In classical logic, existential and universal quantifiers express that there exists at least one individual satisfying a formula, or that all individuals satisfy a formula. In many logics, these quantifiers have been generalized to express that, for a non-negative integer n, at least n individuals or all but n individuals satisfy a formula. In modal logics, graded modalities generalize standard existential and universal modalities in that they express, e.g., that there exist at least n accessible worlds satisfying a certain formula.

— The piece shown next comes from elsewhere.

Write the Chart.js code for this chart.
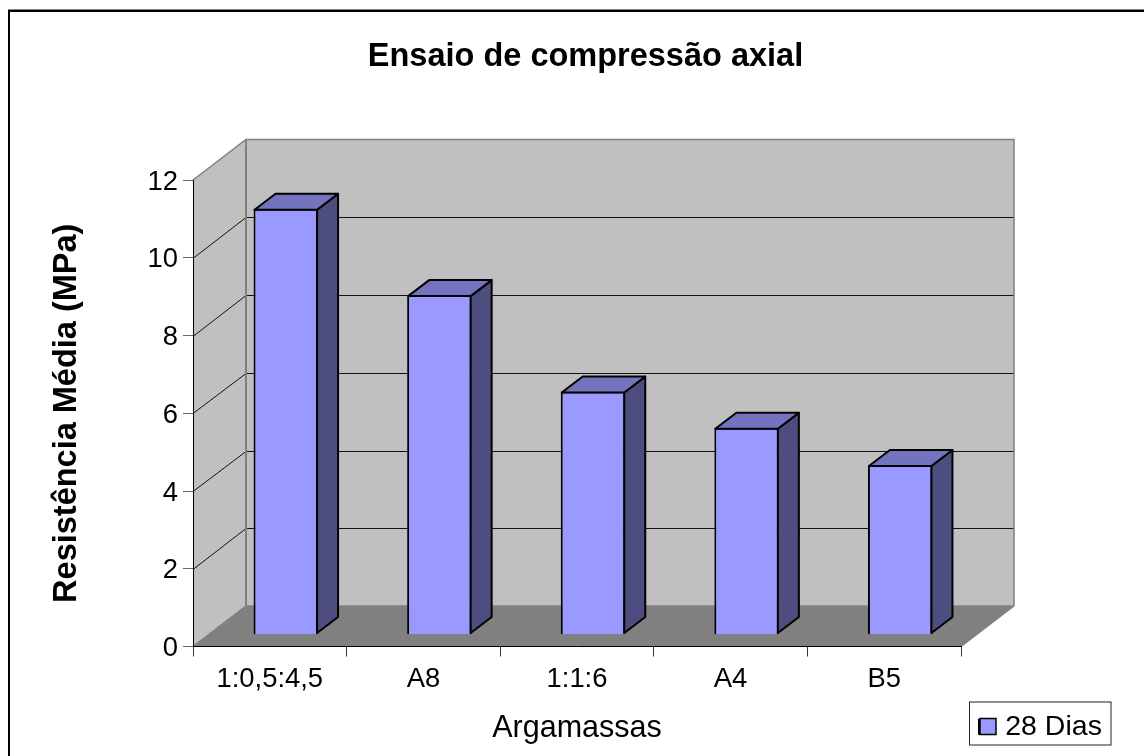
<!DOCTYPE html>
<html lang="pt">
<head>
<meta charset="utf-8">
<title>Ensaio de compressão axial</title>
<script src="https://cdn.jsdelivr.net/npm/chart.js@4"></script>
<style>
html,body{margin:0;padding:0;background:#fff}
canvas{display:block}
</style>
</head>
<body>
<canvas id="grafico" width="1144" height="756"></canvas>
<script>
// Chart values
const categories = ['1:0,5:4,5', 'A8', '1:1:6', 'A4', 'B5'];
const resistencia28Dias = [10.95, 8.73, 6.25, 5.32, 4.36];
const yTicks = [0, 2, 4, 6, 8, 10, 12];
const seriesName = '28 Dias';
const chartTitle = 'Ensaio de compressão axial';
const xTitle = 'Argamassas';
const yTitle = 'Resistência Média (MPa)';

// Perspective of the box the bars stand in
const FONT = '"Liberation Sans", Arial, sans-serif';
const BOX_DX = 53, BOX_DY = -40.5;    // front plane to back wall
const BAR_DX = 16, BAR_DY = -12;      // front plane to bar front
const SIDE_DX = 21, SIDE_DY = -16;    // bar front to bar back
const AREA = {left: 193, right: 961, top: 180, bottom: 646.5};

function poly(ctx, pts, fill, stroke, lw) {
  ctx.beginPath();
  pts.forEach((p, i) => i ? ctx.lineTo(p[0], p[1]) : ctx.moveTo(p[0], p[1]));
  ctx.closePath();
  if (fill) { ctx.fillStyle = fill; ctx.fill(); }
  if (stroke) { ctx.strokeStyle = stroke; ctx.lineWidth = lw; ctx.lineJoin = 'round'; ctx.stroke(); }
}

const box3d = {
  id: 'box3d',
  afterLayout(chart) {
    // Title is centred over the whole box; legend goes to the lower corner
    const t = chart.titleBlock;
    t.left += 105; t.right += 105;
    const l = chart.legend, w = l.width, h = l.height;
    l.left = 969; l.right = 969 + w; l.top = 702.5; l.bottom = 702.5 + h;
  },
  beforeDraw(chart) {
    const c = chart.ctx, a = chart.chartArea, y = chart.scales.y;
    const L = a.left, R = a.right, T = a.top, B = a.bottom;
    c.save();
    c.fillStyle = '#fff';
    c.fillRect(0, 0, chart.width, chart.height);

    // outer chart frame, open past the canvas edge on the right and bottom
    c.strokeStyle = '#000'; c.lineWidth = 2;
    c.strokeRect(9, 11, chart.width + 20, chart.height + 20);
    c.strokeStyle = '#808080'; c.lineWidth = 1;
    c.beginPath(); c.moveTo(8, 9.5); c.lineTo(chart.width, 9.5); c.stroke();

    // back wall, side wall, floor
    poly(c, [[L + BOX_DX, T + BOX_DY], [R + BOX_DX, T + BOX_DY], [R + BOX_DX, B + BOX_DY], [L + BOX_DX, B + BOX_DY]], '#c0c0c0');
    poly(c, [[L, T], [L + BOX_DX, T + BOX_DY], [L + BOX_DX, B + BOX_DY], [L, B]], '#c0c0c0');
    poly(c, [[L, B], [L + BOX_DX, B + BOX_DY], [R + BOX_DX, B + BOX_DY], [R, B]], '#808080');

    // gridlines run across the side wall and the back wall
    c.strokeStyle = '#111'; c.lineWidth = 1;
    yTicks.slice(1, -1).forEach(v => {
      const fy = y.getPixelForValue(v);
      const by = Math.round(fy + BOX_DY) + 0.5;
      c.beginPath();
      c.moveTo(L, Math.round(fy) + 0.5);
      c.lineTo(L + BOX_DX, by);
      c.lineTo(R + BOX_DX, by);
      c.stroke();
    });

    // box edges
    c.strokeStyle = '#808080';
    c.lineWidth = 1.5;
    c.beginPath();
    c.moveTo(L, T); c.lineTo(L + BOX_DX, T + BOX_DY); c.lineTo(R + BOX_DX, T + BOX_DY);
    c.lineTo(R + BOX_DX, B + BOX_DY); c.lineTo(R, B);
    c.moveTo(L, B); c.lineTo(L + BOX_DX, B + BOX_DY); c.lineTo(R + BOX_DX, B + BOX_DY);
    c.stroke();
    c.lineWidth = 2;
    c.beginPath();
    c.moveTo(L + BOX_DX, T + BOX_DY); c.lineTo(L + BOX_DX, B + BOX_DY);
    c.stroke();

    // legend frame
    c.fillStyle = '#fff';
    c.strokeStyle = '#222'; c.lineWidth = 1;
    c.fillRect(969.5, 702, 141.5, 43);
    c.strokeRect(969.5, 702, 141.5, 43);
    c.restore();
  },
  beforeDatasetDraw(chart) {
    chart.ctx.save();
    chart.ctx.translate(BAR_DX, BAR_DY);
  },
  afterDatasetDraw(chart, args) {
    // Top and side faces extend each library-placed bar into depth
    const c = chart.ctx;
    args.meta.data.forEach(b => {
      const x1 = b.x + b.width / 2 - 1, x0 = b.x - b.width / 2 + 1;
      const top = b.y + 1, base = b.base - 1;
      poly(c, [[x1, top], [x1 + SIDE_DX, top + SIDE_DY], [x1 + SIDE_DX, base + SIDE_DY], [x1, base]], '#4d4d7f', '#000', 2);
      poly(c, [[x0, top], [x0 + SIDE_DX, top + SIDE_DY], [x1 + SIDE_DX, top + SIDE_DY], [x1, top]], '#7373bf', '#000', 2);
    });
    c.restore();
  },
  afterDraw(chart) {
    // legend swatch at its full square size
    const c = chart.ctx;
    c.save();
    c.fillStyle = '#9999ff';
    c.strokeStyle = '#000';
    c.lineWidth = 1.5;
    c.fillRect(980, 718.5, 16, 16);
    c.strokeRect(980, 718.5, 16, 16);
    c.restore();
  }
};

new Chart(document.getElementById('grafico'), {
  type: 'bar',
  data: {
    labels: categories,
    datasets: [{
      label: seriesName,
      data: resistencia28Dias,
      backgroundColor: '#9999ff',
      borderColor: '#000',
      borderWidth: 2,
      categoryPercentage: 0.42,
      barPercentage: 1,
      clip: false
    }]
  },
  plugins: [box3d],
  options: {
    responsive: false,
    animation: false,
    events: [],
    layout: {padding: {right: 1144 - AREA.right}},
    plugins: {
      tooltip: {enabled: false},
      title: {
        display: true,
        text: chartTitle,
        color: '#000',
        font: {family: FONT, size: 32.5, weight: 'bold', lineHeight: 1.2},
        padding: {top: 37.5, bottom: 180 - 37.5 - 39}
      },
      legend: {
        position: 'chartArea',
        align: 'start',
        labels: {
          color: '#000',
          font: {family: FONT, size: 28.5},
          boxWidth: 12,
          boxHeight: 14,
          padding: 10
        }
      }
    },
    scales: {
      x: {
        afterFit(s) { s.height = 756 - AREA.bottom; },
        grid: {drawOnChartArea: false, tickLength: 10, tickColor: '#333'},
        border: {color: '#000', width: 1},
        ticks: {color: '#000', font: {family: FONT, size: 27.4}, padding: 7, maxRotation: 0},
        title: {
          display: true,
          text: xTitle,
          color: '#000',
          font: {family: FONT, size: 30.5, weight: 'normal', lineHeight: 1.2},
          padding: {top: 0, bottom: 9}
        }
      },
      y: {
        min: 0,
        max: 12,
        afterFit(s) { s.width = AREA.left; },
        afterBuildTicks(s) { s.ticks = yTicks.map(value => ({value})); },
        grid: {drawOnChartArea: false, tickLength: 10, tickColor: '#666'},
        border: {color: '#000', width: 1},
        ticks: {color: '#000', font: {family: FONT, size: 27.4}, padding: 5, labelOffset: 2},
        title: {
          display: true,
          text: yTitle,
          color: '#000',
          font: {family: FONT, size: 32.5, weight: 'bold', lineHeight: 1.2},
          padding: {top: 48, bottom: 0}
        }
      }
    }
  }
});
</script>
</body>
</html>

Graded modalities are useful expressive means in knowledge representation; they are present in a variety of other knowledge representation formalisms closely related to modal logic.

A natural question that arises is how the generalization of the existential and universal modalities affects the satisfiability problem for the logic and its computational complexity, especially when the numbers in the graded modalities are coded in binary. In this paper we study the graded μ -calculus, which extends graded modal logic with fixed-point operators, or, equivalently, extends classical μ-calculus with graded modalities. We prove that the satisfiability problem for graded μ-calculus is EXPTIME-complete - not harder than the satisfiability problem for μ-calculus, even when the numbers in the graded modalities are coded in binary.

Supported in Part by NSF grants CCR-9988322, IIS-9908435, IIS-9978135, and EIA-0086264, and by BSF grant 9800096.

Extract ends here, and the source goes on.